Does the universe demonstrate regularities independent of our perception? Yes.

Do we define order as I did above as the intersection of periodicity and scale of resolution?

Or do we define order as the regularities what we might potentially identify at various periodicities and scales?

Or do we define order as dependent upon those periodicities and scales we can measure and reduce to analogy to experience?

Or do we define order as dependent upon the periodicity and scale open to our perception at human scale?

Or do we define order as those permutations of paradigms – networks of relations – that vary between humans despite relative invariance of human perception at human scale – such as the asian perception of the world as continuous motion(coherent world) or the european perception of the world as discreet objects (mechanistic world).

TWO

As for paradigms, this depends upon whether it is possible, when specifying both theory(search criteria), operations (measurement criteria) and limits (full accounting) whether we maintain progress toward the most parsimonious description or not.
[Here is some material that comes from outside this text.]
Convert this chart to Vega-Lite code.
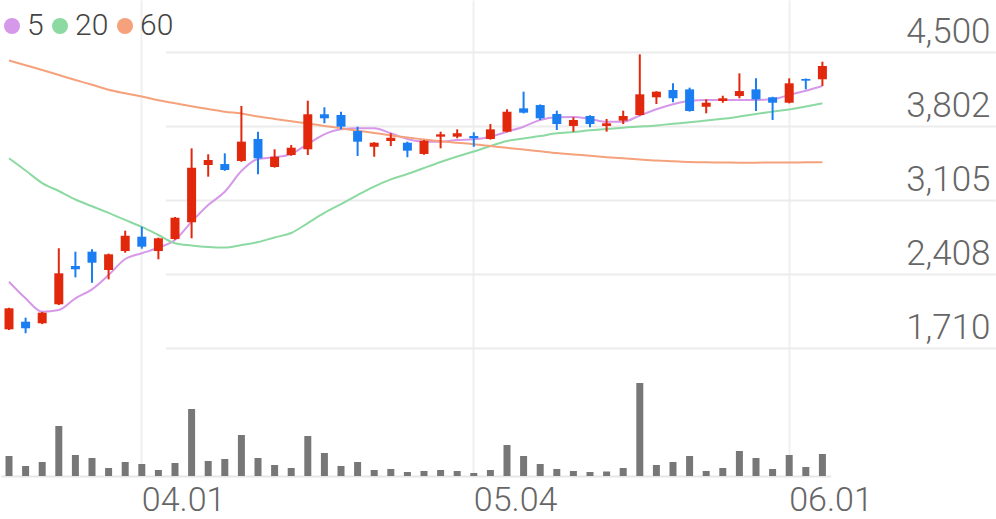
{
  "$schema": "https://vega.github.io/schema/vega-lite/v6.json",
  "width": 996,
  "height": 476,
  "autosize": {"type": "none"},
  "padding": {"left": 0, "top": 0, "right": 0, "bottom": 43},
  "background": "white",
  "config": {
    "view": {"stroke": null},
    "font": "Roboto",
    "axis": {"labelFont": "Roboto", "labelFontWeight": 300, "labelColor": "#666666", "title": null}
  },
  "data": {
    "values": [
      {"d": "03.20", "o": 1886, "h": 2090, "l": 1880, "c": 2084, "vol": 600, "ma5": 2335, "ma20": 3498, "ma60": 4420},
      {"d": "03.23", "o": 1958, "h": 1996, "l": 1849, "c": 1896, "vol": 300, "ma5": 2178, "ma20": 3383, "ma60": 4375},
      {"d": "03.24", "o": 1943, "h": 2050, "l": 1935, "c": 2043, "vol": 420, "ma5": 2052, "ma20": 3265, "ma60": 4330},
      {"d": "03.25", "o": 2122, "h": 2650, "l": 2115, "c": 2414, "vol": 1500, "ma5": 2068, "ma20": 3190, "ma60": 4283},
      {"d": "03.26", "o": 2483, "h": 2618, "l": 2376, "c": 2452, "vol": 630, "ma5": 2178, "ma20": 3110, "ma60": 4236},
      {"d": "03.27", "o": 2618, "h": 2640, "l": 2325, "c": 2514, "vol": 540, "ma5": 2263, "ma20": 3046, "ma60": 4192},
      {"d": "03.30", "o": 2445, "h": 2600, "l": 2357, "c": 2593, "vol": 240, "ma5": 2398, "ma20": 2983, "ma60": 4145},
      {"d": "03.31", "o": 2624, "h": 2816, "l": 2608, "c": 2768, "vol": 420, "ma5": 2549, "ma20": 2917, "ma60": 4111},
      {"d": "04.01", "o": 2759, "h": 2853, "l": 2646, "c": 2665, "vol": 360, "ma5": 2603, "ma20": 2851, "ma60": 4081},
      {"d": "04.02", "o": 2624, "h": 2750, "l": 2546, "c": 2744, "vol": 180, "ma5": 2655, "ma20": 2775, "ma60": 4045},
      {"d": "04.03", "o": 2737, "h": 2945, "l": 2730, "c": 2938, "vol": 390, "ma5": 2728, "ma20": 2697, "ma60": 4017},
      {"d": "04.06", "o": 2895, "h": 3592, "l": 2744, "c": 3409, "vol": 2010, "ma5": 2900, "ma20": 2676, "ma60": 3988},
      {"d": "04.07", "o": 3435, "h": 3536, "l": 3325, "c": 3482, "vol": 450, "ma5": 3058, "ma20": 2662, "ma60": 3963},
      {"d": "04.08", "o": 3444, "h": 3545, "l": 3380, "c": 3388, "vol": 510, "ma5": 3183, "ma20": 2657, "ma60": 3937},
      {"d": "04.09", "o": 3473, "h": 3991, "l": 3465, "c": 3655, "vol": 1230, "ma5": 3378, "ma20": 2681, "ma60": 3920},
      {"d": "04.10", "o": 3680, "h": 3749, "l": 3347, "c": 3498, "vol": 540, "ma5": 3491, "ma20": 2709, "ma60": 3892},
      {"d": "04.13", "o": 3416, "h": 3583, "l": 3410, "c": 3513, "vol": 330, "ma5": 3507, "ma20": 2752, "ma60": 3869},
      {"d": "04.14", "o": 3529, "h": 3623, "l": 3522, "c": 3598, "vol": 240, "ma5": 3539, "ma20": 2794, "ma60": 3847},
      {"d": "04.16", "o": 3583, "h": 4041, "l": 3529, "c": 3913, "vol": 1200, "ma5": 3633, "ma20": 2888, "ma60": 3826},
      {"d": "04.17", "o": 3913, "h": 3979, "l": 3828, "c": 3875, "vol": 690, "ma5": 3724, "ma20": 2983, "ma60": 3803},
      {"d": "04.20", "o": 3906, "h": 3937, "l": 3771, "c": 3796, "vol": 300, "ma5": 3771, "ma20": 3067, "ma60": 3781},
      {"d": "04.21", "o": 3755, "h": 3796, "l": 3520, "c": 3655, "vol": 420, "ma5": 3781, "ma20": 3152, "ma60": 3758},
      {"d": "04.22", "o": 3607, "h": 3650, "l": 3513, "c": 3645, "vol": 180, "ma5": 3781, "ma20": 3232, "ma60": 3737},
      {"d": "04.23", "o": 3661, "h": 3734, "l": 3614, "c": 3692, "vol": 210, "ma5": 3734, "ma20": 3300, "ma60": 3714},
      {"d": "04.24", "o": 3645, "h": 3655, "l": 3508, "c": 3570, "vol": 120, "ma5": 3680, "ma20": 3350, "ma60": 3694},
      {"d": "04.27", "o": 3539, "h": 3670, "l": 3532, "c": 3664, "vol": 150, "ma5": 3655, "ma20": 3407, "ma60": 3676},
      {"d": "04.28", "o": 3702, "h": 3749, "l": 3592, "c": 3724, "vol": 180, "ma5": 3655, "ma20": 3463, "ma60": 3658},
      {"d": "04.29", "o": 3702, "h": 3771, "l": 3687, "c": 3734, "vol": 150, "ma5": 3671, "ma20": 3515, "ma60": 3644},
      {"d": "05.04", "o": 3708, "h": 3743, "l": 3607, "c": 3687, "vol": 90, "ma5": 3677, "ma20": 3562, "ma60": 3631},
      {"d": "05.06", "o": 3680, "h": 3821, "l": 3674, "c": 3771, "vol": 180, "ma5": 3702, "ma20": 3614, "ma60": 3614},
      {"d": "05.07", "o": 3749, "h": 3960, "l": 3743, "c": 3937, "vol": 930, "ma5": 3749, "ma20": 3661, "ma60": 3597},
      {"d": "05.08", "o": 3969, "h": 4126, "l": 3921, "c": 3928, "vol": 600, "ma5": 3796, "ma20": 3685, "ma60": 3580},
      {"d": "05.11", "o": 4000, "h": 4006, "l": 3859, "c": 3875, "vol": 360, "ma5": 3859, "ma20": 3708, "ma60": 3564},
      {"d": "05.12", "o": 3916, "h": 3947, "l": 3765, "c": 3821, "vol": 210, "ma5": 3885, "ma20": 3734, "ma60": 3548},
      {"d": "05.13", "o": 3803, "h": 3885, "l": 3749, "c": 3859, "vol": 150, "ma5": 3887, "ma20": 3746, "ma60": 3535},
      {"d": "05.14", "o": 3897, "h": 3903, "l": 3790, "c": 3821, "vol": 120, "ma5": 3869, "ma20": 3762, "ma60": 3522},
      {"d": "05.15", "o": 3803, "h": 3869, "l": 3749, "c": 3828, "vol": 135, "ma5": 3843, "ma20": 3774, "ma60": 3509},
      {"d": "05.18", "o": 3853, "h": 3947, "l": 3821, "c": 3897, "vol": 240, "ma5": 3843, "ma20": 3787, "ma60": 3498},
      {"d": "05.19", "o": 3906, "h": 4478, "l": 3900, "c": 4101, "vol": 2790, "ma5": 3902, "ma20": 3797, "ma60": 3487},
      {"d": "05.20", "o": 4073, "h": 4130, "l": 4010, "c": 4126, "vol": 330, "ma5": 3960, "ma20": 3808, "ma60": 3477},
      {"d": "05.21", "o": 4142, "h": 4205, "l": 4026, "c": 4064, "vol": 420, "ma5": 4007, "ma20": 3823, "ma60": 3470},
      {"d": "05.22", "o": 4148, "h": 4164, "l": 3938, "c": 3944, "vol": 600, "ma5": 4041, "ma20": 3838, "ma60": 3463},
      {"d": "05.25", "o": 3984, "h": 4054, "l": 3922, "c": 4022, "vol": 150, "ma5": 4048, "ma20": 3854, "ma60": 3460},
      {"d": "05.26", "o": 4038, "h": 4088, "l": 4022, "c": 4064, "vol": 240, "ma5": 4048, "ma20": 3870, "ma60": 3459},
      {"d": "05.27", "o": 4085, "h": 4299, "l": 4064, "c": 4132, "vol": 750, "ma5": 4048, "ma20": 3892, "ma60": 3457},
      {"d": "05.28", "o": 4148, "h": 4252, "l": 3944, "c": 4054, "vol": 540, "ma5": 4048, "ma20": 3916, "ma60": 3457},
      {"d": "05.29", "o": 4073, "h": 4078, "l": 3859, "c": 4022, "vol": 210, "ma5": 4054, "ma20": 3938, "ma60": 3459},
      {"d": "06.01", "o": 4022, "h": 4252, "l": 4016, "c": 4205, "vol": 630, "ma5": 4095, "ma20": 3958, "ma60": 3459},
      {"d": "06.02", "o": 4246, "h": 4250, "l": 4148, "c": 4230, "vol": 270, "ma5": 4135, "ma20": 3986, "ma60": 3460},
      {"d": "06.03", "o": 4243, "h": 4409, "l": 4180, "c": 4368, "vol": 660, "ma5": 4180, "ma20": 4017, "ma60": 3461}
    ]
  },
  "encoding": {
    "x": {
      "field": "d",
      "type": "ordinal",
      "sort": null,
      "scale": {"type": "band", "paddingInner": 0, "paddingOuter": 0, "range": [0.7, 830.7]},
      "axis": {
        "orient": "bottom",
        "values": ["04.01", "05.04", "06.01"],
        "bandPosition": 0.5,
        "labelAngle": 0,
        "labelAlign": "left",
        "labelBaseline": "alphabetic",
        "labelPadding": 34,
        "labelFontSize": 34,
        "ticks": false,
        "domain": false,
        "grid": true,
        "gridColor": "#f0f0f0",
        "gridWidth": 2,
        "title": null
      }
    }
  },
  "layer": [
    {
      "mark": {"type": "bar", "color": "#777777", "size": 7},
      "encoding": {
        "y": {
          "field": "vol",
          "type": "quantitative",
          "scale": {"domain": [0, 14280], "nice": false, "zero": true},
          "axis": {"orient": "left", "values": [0], "labels": false, "ticks": false, "domain": false, "grid": true, "gridColor": "#e6e6e6", "gridWidth": 2, "title": null}
        }
      }
    },
    {
      "layer": [
        {
          "transform": [{"fold": ["ma5", "ma20", "ma60"], "as": ["ma", "v"]}],
          "mark": {"type": "line", "strokeWidth": 2, "interpolate": "monotone"},
          "encoding": {
            "y": {
              "field": "v",
              "type": "quantitative",
              "scale": {"domain": [503.5, 4990.2], "nice": false, "zero": false},
              "axis": {"orient": "right", "values": [1710, 2407.5, 3105, 3802.4, 4500], "format": ",.0f", "labelAlign": "right", "labelBaseline": "alphabetic", "labelPadding": -6, "labelOffset": -10, "labelFontSize": 35, "ticks": false, "domain": false, "grid": true, "gridColor": "#ececec", "gridWidth": 2, "title": null}
            },
            "color": {
              "field": "ma",
              "type": "nominal",
              "scale": {"domain": ["ma5", "ma20", "ma60"], "range": ["#d698e8", "#8cd9a2", "#f5a27c"]},
              "legend": {
                "orient": "none",
                "legendX": -3,
                "legendY": 11,
                "direction": "horizontal",
                "title": null,
                "symbolType": "circle",
                "symbolSize": 256,
                "symbolStrokeWidth": 0,
                "symbolOpacity": 1,
                "labelFontSize": 30,
                "labelFont": "Roboto",
                "labelFontWeight": 300,
                "labelColor": "#444444",
                "labelOffset": 0,
                "columnPadding": 1,
                "padding": 0,
                "labelExpr": "replace(datum.label, 'ma', '')",
                "encode": {"symbols": {"update": {"fill": {"scale": "color", "field": "value"}, "strokeWidth": {"value": 0}}}}
              }
            }
          }
        },
        {
          "mark": {"type": "rule", "strokeWidth": 2},
          "encoding": {
            "y": {
              "field": "l",
              "type": "quantitative",
              "axis": {"orient": "right", "values": [1710, 2407.5, 3105, 3802.4, 4500], "format": ",.0f", "labelAlign": "right", "labelBaseline": "alphabetic", "labelPadding": -6, "labelOffset": -10, "labelFontSize": 35, "ticks": false, "domain": false, "grid": true, "gridColor": "#ececec", "gridWidth": 2, "title": null}
            },
            "y2": {"field": "h"},
            "color": {"condition": {"test": "datum.c >= datum.o", "value": "#e2280c"}, "value": "#1a7ef2"}
          }
        },
        {
          "mark": {"type": "bar", "size": 9},
          "encoding": {
            "y": {
              "field": "o",
              "type": "quantitative",
              "axis": {"orient": "right", "values": [1710, 2407.5, 3105, 3802.4, 4500], "format": ",.0f", "labelAlign": "right", "labelBaseline": "alphabetic", "labelPadding": -6, "labelOffset": -10, "labelFontSize": 35, "ticks": false, "domain": false, "grid": true, "gridColor": "#ececec", "gridWidth": 2, "title": null}
            },
            "y2": {"field": "c"},
            "color": {"condition": {"test": "datum.c >= datum.o", "value": "#e2280c"}, "value": "#1a7ef2"}
          }
        }
      ]
    }
  ],
  "resolve": {"scale": {"y": "independent"}}
}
So, given human perception, human system of measurements, and human chosen time scale, when stating a theory, measurement, and limit, we appear to have successfully – at least in the ancient and modern worlds – slowly evolved greater precision and parsimony – in math, logic, and the sciences at least. And this is why it’s not clear than any of Aristotle, Newton, or Einstein are false at their levels of resolution. Instead it’s fairly obvious that we have just been increasing the precision of the general theory we call description of the regularities observable directly or instrumental in the universe. So if one’s definition is IDEAL then yes, theories are frequently falsified. But if one’s definition is testimonial then it certainly appears that we are continuously increasing precision and that the number of false theories is rapidly decreasing.

So, when you attempt to refute my definition, description, and proposition which definition of order are you using?